How about the emotional trauma of being raised by parents who can not feel affection towards you? Or pain at your misery? Or joy or worry or empathy? Can you imagine what that would do to a child  and how interesting and thought-provoking it would be if this book actually addressed this issue for more than a mere second?

And IF the romance was good, I wouldn't complain. It's just that the romance didn't engage me. That's one of the main jobs of an author and I felt like I was just not part of it. Their relationship was so forced and static and predictable that I just wanted to throw stuff. And I was reading the ebook.
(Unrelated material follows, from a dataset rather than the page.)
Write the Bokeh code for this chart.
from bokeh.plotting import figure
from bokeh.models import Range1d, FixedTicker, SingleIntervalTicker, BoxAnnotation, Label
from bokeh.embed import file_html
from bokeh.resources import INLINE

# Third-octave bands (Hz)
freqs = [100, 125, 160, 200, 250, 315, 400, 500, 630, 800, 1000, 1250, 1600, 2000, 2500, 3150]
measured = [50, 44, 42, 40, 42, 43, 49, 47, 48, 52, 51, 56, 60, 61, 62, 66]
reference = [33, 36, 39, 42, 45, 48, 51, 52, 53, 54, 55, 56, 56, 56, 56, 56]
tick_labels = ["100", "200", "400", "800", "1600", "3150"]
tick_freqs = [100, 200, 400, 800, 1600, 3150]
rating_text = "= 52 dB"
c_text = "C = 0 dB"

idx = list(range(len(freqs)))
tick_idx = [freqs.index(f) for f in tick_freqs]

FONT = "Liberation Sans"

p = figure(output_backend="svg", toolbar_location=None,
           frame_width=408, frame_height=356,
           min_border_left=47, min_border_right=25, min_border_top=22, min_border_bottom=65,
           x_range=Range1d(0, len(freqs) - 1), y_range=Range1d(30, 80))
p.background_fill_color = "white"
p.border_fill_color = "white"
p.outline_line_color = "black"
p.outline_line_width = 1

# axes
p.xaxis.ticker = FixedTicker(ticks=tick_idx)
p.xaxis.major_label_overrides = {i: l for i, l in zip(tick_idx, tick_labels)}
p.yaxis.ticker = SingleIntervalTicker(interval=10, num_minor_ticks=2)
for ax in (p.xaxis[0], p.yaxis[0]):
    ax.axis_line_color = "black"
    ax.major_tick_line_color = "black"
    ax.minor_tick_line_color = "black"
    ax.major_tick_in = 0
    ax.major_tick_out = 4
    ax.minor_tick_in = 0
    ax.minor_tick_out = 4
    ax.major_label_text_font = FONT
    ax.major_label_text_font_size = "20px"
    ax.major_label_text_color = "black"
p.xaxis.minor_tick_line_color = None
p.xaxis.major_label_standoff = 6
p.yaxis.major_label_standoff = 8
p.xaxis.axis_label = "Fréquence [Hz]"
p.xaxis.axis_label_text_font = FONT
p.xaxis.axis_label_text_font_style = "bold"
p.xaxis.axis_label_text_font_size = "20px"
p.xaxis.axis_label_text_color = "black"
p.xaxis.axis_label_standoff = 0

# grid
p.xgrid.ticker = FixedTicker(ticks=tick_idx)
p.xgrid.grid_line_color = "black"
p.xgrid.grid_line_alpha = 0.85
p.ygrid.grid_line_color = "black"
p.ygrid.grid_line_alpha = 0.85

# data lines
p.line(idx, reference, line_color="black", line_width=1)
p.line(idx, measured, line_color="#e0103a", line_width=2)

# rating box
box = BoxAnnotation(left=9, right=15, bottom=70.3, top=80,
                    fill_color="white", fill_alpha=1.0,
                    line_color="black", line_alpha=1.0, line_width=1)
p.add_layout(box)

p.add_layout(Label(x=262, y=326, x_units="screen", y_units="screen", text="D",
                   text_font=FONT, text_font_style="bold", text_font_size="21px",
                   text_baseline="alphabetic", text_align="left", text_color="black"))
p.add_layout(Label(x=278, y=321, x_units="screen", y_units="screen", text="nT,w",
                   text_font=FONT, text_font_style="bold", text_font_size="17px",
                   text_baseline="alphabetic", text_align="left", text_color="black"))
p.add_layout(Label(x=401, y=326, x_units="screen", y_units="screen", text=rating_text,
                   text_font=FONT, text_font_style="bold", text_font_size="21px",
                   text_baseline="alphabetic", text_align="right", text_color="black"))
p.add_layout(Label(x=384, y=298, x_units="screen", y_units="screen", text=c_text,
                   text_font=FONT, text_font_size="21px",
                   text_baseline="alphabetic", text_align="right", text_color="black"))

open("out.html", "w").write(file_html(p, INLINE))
Also, Lena frustrated me. Not necessarily because of what she did or anything, but because of what she was: the flat and boring depiction of a teenage girl that I did not relate to nor felt connected with. She was just there, insecure and bland and in-between and slightly offensive to all teenage girls.
And that's not even her fault, because if she were the only one, fine, but she is one out of a scale of bland one-dimensional female protagonists.
Now I hear you say that some of my favorites match that same description. Here's the thing: I don't feel like they're trying and they're doing a better job. Tris isn't trying to be relatable teenage girl #47, she just is a person with problems that we all face. She is her own individual self that deals with not feeling good enough for your community and not living up to stigmas and I love her for it. Lena is just a teenager with her stupid insecurity and her stupid fear of wedding nights and her stupid hysteria and I couldn't handle her. It's equally cliché but whereas one feels pathetic the other feels sincere. And that makes all the difference.
Delirium fangirls don't agree?
Sorry for the meanness. It's devouring me.
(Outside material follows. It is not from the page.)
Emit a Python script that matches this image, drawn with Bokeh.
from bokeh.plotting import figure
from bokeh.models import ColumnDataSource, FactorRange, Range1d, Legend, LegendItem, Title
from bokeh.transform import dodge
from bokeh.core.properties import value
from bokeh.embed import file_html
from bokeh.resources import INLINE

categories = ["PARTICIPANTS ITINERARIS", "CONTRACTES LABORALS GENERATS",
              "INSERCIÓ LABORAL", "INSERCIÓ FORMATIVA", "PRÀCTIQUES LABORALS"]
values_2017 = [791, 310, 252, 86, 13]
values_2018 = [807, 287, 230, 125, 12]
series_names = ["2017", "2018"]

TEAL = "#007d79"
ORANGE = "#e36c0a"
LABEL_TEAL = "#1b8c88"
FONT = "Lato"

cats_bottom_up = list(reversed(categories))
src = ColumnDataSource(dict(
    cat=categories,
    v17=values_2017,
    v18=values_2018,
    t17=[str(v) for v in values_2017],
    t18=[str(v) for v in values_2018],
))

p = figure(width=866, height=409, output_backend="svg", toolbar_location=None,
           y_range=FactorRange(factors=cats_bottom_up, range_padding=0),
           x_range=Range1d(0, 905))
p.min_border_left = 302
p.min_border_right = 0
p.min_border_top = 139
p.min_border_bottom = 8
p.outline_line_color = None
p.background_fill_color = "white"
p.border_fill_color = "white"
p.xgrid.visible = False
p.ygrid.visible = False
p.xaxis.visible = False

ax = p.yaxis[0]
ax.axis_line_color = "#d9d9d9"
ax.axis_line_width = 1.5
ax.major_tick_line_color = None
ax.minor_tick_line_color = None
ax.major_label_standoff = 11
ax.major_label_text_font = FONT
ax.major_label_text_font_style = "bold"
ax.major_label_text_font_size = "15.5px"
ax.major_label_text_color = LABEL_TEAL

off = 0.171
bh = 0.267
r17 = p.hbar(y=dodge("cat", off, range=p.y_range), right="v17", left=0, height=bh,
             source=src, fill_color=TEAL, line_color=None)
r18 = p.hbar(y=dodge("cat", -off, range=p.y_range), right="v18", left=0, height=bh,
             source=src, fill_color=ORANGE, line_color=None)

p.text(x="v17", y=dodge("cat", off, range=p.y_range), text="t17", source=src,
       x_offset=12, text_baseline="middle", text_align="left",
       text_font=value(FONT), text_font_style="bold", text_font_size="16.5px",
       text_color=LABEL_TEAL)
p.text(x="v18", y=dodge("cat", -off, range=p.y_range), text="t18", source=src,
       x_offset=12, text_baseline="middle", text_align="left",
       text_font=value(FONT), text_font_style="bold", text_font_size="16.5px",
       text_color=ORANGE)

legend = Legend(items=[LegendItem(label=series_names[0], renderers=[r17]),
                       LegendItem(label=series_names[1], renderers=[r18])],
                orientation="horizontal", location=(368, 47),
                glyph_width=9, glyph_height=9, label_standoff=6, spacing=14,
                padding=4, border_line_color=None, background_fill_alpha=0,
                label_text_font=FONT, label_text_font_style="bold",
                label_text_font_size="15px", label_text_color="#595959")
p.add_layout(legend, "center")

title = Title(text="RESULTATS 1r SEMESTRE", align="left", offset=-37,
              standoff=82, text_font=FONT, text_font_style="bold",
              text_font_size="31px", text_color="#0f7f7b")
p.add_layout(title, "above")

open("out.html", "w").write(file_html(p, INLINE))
And then there's Alex. Alex, about whom I barely know anything. Alex who ruined this story for me with his stupid love. Alex, about whom I still don't give a shit. Alex, who was constantly giving her commands. Alex, who replayed the stupid Romeo and Juliet stuff. Oh, I hate him so much. I hate him for not being anything except for a male love interest in what's surely going to be a love triangle.
Side note: How interesting would this book have been if Lena had been attracted to girls? So complicated and matching with the theme of love in our own society. It would have made it so much deeper and more politically loaded.
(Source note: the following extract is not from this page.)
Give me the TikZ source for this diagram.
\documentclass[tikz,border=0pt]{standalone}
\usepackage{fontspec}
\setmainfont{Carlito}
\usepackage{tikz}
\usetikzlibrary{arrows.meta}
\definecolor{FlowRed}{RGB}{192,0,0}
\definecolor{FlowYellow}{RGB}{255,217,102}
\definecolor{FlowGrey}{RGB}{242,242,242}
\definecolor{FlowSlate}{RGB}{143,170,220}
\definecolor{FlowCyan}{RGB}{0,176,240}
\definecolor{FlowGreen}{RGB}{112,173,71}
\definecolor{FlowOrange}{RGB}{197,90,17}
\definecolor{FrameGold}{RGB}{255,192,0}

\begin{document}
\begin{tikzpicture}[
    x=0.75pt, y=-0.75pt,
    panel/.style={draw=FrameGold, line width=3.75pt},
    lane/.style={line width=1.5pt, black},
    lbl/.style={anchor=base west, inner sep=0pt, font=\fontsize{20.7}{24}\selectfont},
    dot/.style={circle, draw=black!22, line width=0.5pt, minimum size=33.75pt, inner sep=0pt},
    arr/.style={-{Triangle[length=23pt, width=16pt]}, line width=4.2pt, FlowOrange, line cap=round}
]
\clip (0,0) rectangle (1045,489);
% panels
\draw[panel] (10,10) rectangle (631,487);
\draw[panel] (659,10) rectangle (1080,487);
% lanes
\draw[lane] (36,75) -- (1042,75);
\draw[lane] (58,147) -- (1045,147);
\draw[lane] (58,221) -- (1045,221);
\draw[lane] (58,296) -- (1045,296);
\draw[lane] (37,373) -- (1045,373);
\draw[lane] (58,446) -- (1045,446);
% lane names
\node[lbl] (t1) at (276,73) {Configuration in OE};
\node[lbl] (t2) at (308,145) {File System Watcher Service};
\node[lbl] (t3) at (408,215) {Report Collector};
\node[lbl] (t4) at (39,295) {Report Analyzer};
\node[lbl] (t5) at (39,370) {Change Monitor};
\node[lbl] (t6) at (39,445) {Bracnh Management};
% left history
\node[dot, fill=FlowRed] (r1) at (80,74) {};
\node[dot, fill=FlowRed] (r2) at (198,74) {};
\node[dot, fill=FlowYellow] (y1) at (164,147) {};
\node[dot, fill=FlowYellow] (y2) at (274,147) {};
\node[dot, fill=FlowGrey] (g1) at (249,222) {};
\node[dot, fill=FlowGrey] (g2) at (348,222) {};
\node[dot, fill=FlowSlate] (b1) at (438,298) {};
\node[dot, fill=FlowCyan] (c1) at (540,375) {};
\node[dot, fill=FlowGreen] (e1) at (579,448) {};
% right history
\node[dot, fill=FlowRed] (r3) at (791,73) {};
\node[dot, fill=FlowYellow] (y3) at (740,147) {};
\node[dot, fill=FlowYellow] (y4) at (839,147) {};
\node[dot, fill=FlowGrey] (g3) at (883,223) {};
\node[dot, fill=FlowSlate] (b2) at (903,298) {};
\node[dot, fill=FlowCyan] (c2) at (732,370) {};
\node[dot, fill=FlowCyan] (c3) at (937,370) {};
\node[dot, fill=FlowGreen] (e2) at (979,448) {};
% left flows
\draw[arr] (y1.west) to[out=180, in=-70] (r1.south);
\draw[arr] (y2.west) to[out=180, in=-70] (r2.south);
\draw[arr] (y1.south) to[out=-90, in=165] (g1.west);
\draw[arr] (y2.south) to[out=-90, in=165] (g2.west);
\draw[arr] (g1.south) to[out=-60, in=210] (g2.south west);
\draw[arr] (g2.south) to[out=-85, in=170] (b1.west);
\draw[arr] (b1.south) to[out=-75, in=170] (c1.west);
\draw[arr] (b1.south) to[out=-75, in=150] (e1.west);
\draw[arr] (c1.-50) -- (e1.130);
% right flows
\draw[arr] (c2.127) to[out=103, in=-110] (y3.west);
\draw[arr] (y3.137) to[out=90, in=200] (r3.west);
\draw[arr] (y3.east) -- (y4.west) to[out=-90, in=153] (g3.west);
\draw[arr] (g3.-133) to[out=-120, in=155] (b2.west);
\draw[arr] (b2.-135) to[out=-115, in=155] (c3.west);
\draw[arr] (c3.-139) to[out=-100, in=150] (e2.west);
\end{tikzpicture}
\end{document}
Another thing I wasn't happy with was the ending. Here are spoilers for what the ending of the book won't be like: I hate that this book isn't a tragic stand-alone in which the protagonist eventually gets her emotions erased. Why? Because that would have made me respect the book for making a not-much-heard-of choice in a YA dystopia. Because it would have given the book depth and pain and made it creepy and moving and intense instead of a romance excuse for a science fiction subgenre.

This premise had so much potential and it was wasted on an unbelievable romance. Am I now done with my rant? Yes.